Le pari des responsables ne convainc pas l’architecte-urbaniste Akli Amrouche, directeur de la revue spécialisée Vie de Villes. "En l’absence d’un véritable projet de ville, il y aura toujours des bidonvilles à Alger", nuance-t-il. Selon lui, "on est en train de construire des cités dépourvues de toutes les commodités où l’habitant s’ennuie à mourir".

Ces cités ressemblent à des no man’s land, en l’absence de "transports en commun, d’équipements de loisirs et d’établissements scolaires", renchérit l’architecte-urbaniste Larbi Merhoum, plusieurs fois lauréat du prix national d’architecture. Ces grands ensembles vont devenir des "ghettos sociaux" où la délinquance va prospérer – comme c’est déjà le cas à Ali-Mendjeli, à Constantine, la grande métropole de l’est, estime-t-il.

– Guerre des gangs –

Cette cité dortoir de 150.000 habitants de modeste condition qui devrait à terme en accueillir 400.000, est devenue l’épicentre d’une guerre des gangs. Un ancien ministre l’a qualifiée de "catastrophe urbanistique", le Premier ministre Abdelmalek Sellal d’"exemple à ne pas suivre".

Les rixes à répétition "traduisent l’échec du modèle des politiques publiques en matière d’urbanisme", tranche M. Merhoum. "Nous réfléchissons logement au lieu de réfléchir ville", regrette-t-il.

L’Algérie a pourtant une riche et ancienne tradition en matière d’urbanisme. La Casbah d’Alger, suspendue entre ciel et mer, est un prodige architectural du Xe siècle classé au patrimoine mondial de l’Unesco.

Avec la colonisation, la capitale s’est enrichie d’élégants bâtiments de style haussmanien, néo-mauresque ou art déco. Nombre de ces joyaux sont toutefois dans un état de dégradation avancée.

"L’Etat, qui centralise la planification du logement, continue à construire dans l’urgence mais il ne dispose pas de capacités suffisantes pour atteindre ses objectifs", tempère aussi Bahia Kebir, enseignante en architecture à l’Université d’Annaba.
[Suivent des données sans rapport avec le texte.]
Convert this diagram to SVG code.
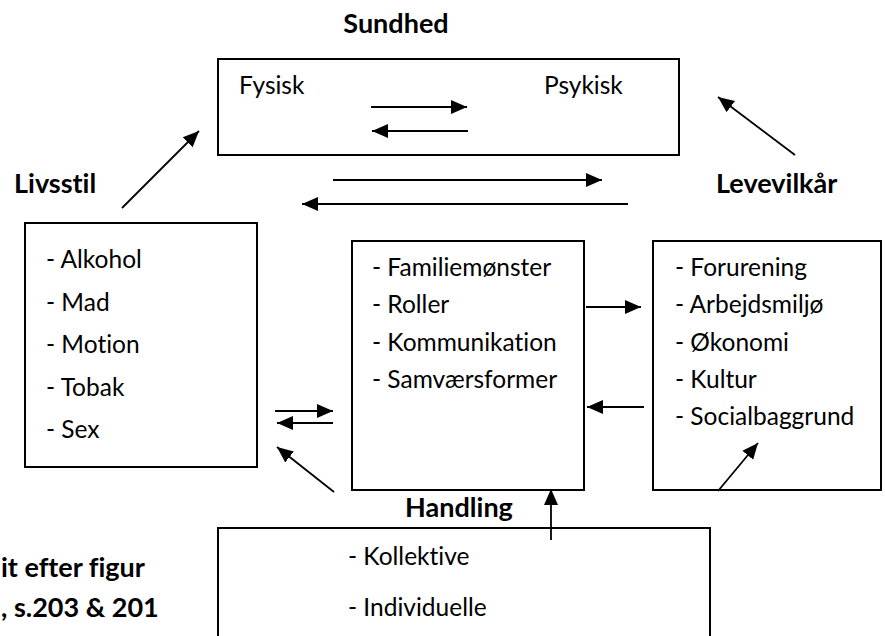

Selon elle, "les retards s’accumulent, les bidonvilles se forment à nouveau ou ne se vident pas". "Au fil des années, des liens sociaux se tissent dans ces quartiers spontanés qui vivent en dehors de toute régulation et établissant même leurs propres règles".

Quand les habitants sont relogés, "ces règles se dissolvent dans les cités où les locataires viennent de partout et cela génère ces tensions que l’on connait à Ali Mendjeli et ailleurs", analyse-t-elle.

La nouvelle attractivité d’Alger, désormais dotée d’un métro et d’un tramway et élue par de nombreuses enseignes étrangères de prêt-à-porter, d’équipements de sport et de maison, apparaît comme un facteur aggravant.

"Alger est devenue une ville très convoitée où chacun veut vivre, quitte à habiter dans un premier temps dans un bidonville avant d’être relogé", observe Akli Amrouche.